Les TCA peuvent aussi apparaître en réaction aux humiliations fréquemment vécues par les homosexuels. Manger à outrance permettrait ainsi de combler un vide émotionnel, un manque d’amour causé par un corps ou une identité sexuelle « non conforme ». Se purger est alors nécessaire pour que les calories ingérées ne les éloignent pas du corps mince et athlétique vanté par la culture gay.

L’épidémie de SIDA serait également en partie responsable de la situation actuelle, affirme Troy Roness, spécialiste américain des TCA. À l’époque, il fallait en effet éviter à tout prix d’avoir l’air d’un sidéen, et pour cela, les homosexuels se devaient d’être en forme et de respirer la santé en affichant un corps svelte et musclé, une image qui s’est fermement enracinée dans la société avec les années.
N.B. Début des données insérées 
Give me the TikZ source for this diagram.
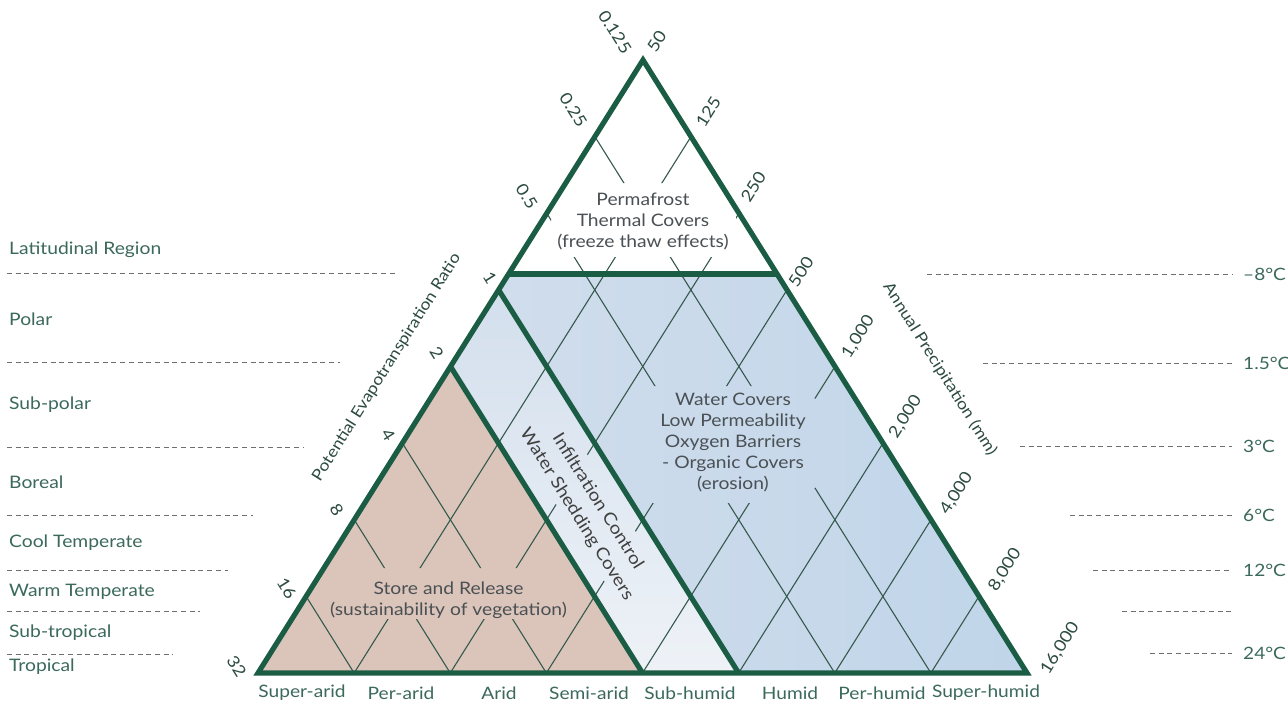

Mais pour pouvoir être traités, les troubles doivent d’abord être détectés : or, chez les hommes en général, les TCA passent souvent inaperçus du fait du caractère typiquement « féminin » de la pathologie. Ils sont pourtant tout aussi sévères que chez les femmes et poseraient même un problème plus large encore : alors que les filles sont obnubilées par la minceur, les hommes se focalisent davantage sur la musculature et utilisent des compléments alimentaires comme les hormones de croissance et les stéroïdes qui nuisent à leur santé. Ces produits augmentent entres autres les risques de développer d’autres troubles du comportement. Ainsi, la prise de ces compléments augmenterait le risque de consommer de la drogue et doublerait celui de tomber dans le binge drinking (abus fréquent d’alcool en un temps record).

De plus, le phénomène reste caché, voire tabou, chez les hommes, gay ou non. Les troubles du comportement alimentaire, considérés comme des « maladies de femmes », sont assimilés à de la faiblesse, à un manque de virilité, d’où découle un sentiment de honte et de culpabilité.

Pour les spécialistes, un investissement de la part de la communauté médicale, couplé à une sensibilisation du public aux TCA chez l’homme augmenterait les chances, pour ces personnes en souffrance, de trouver la voie de la guérison.

Les professionnels de la santé devraient, selon lui, également s’intéresser davantage aux TCA chez les hommes gay et prendre en compte les tracas et les attentes spécifiques de cette communauté pour pouvoir y répondre de manière adéquate.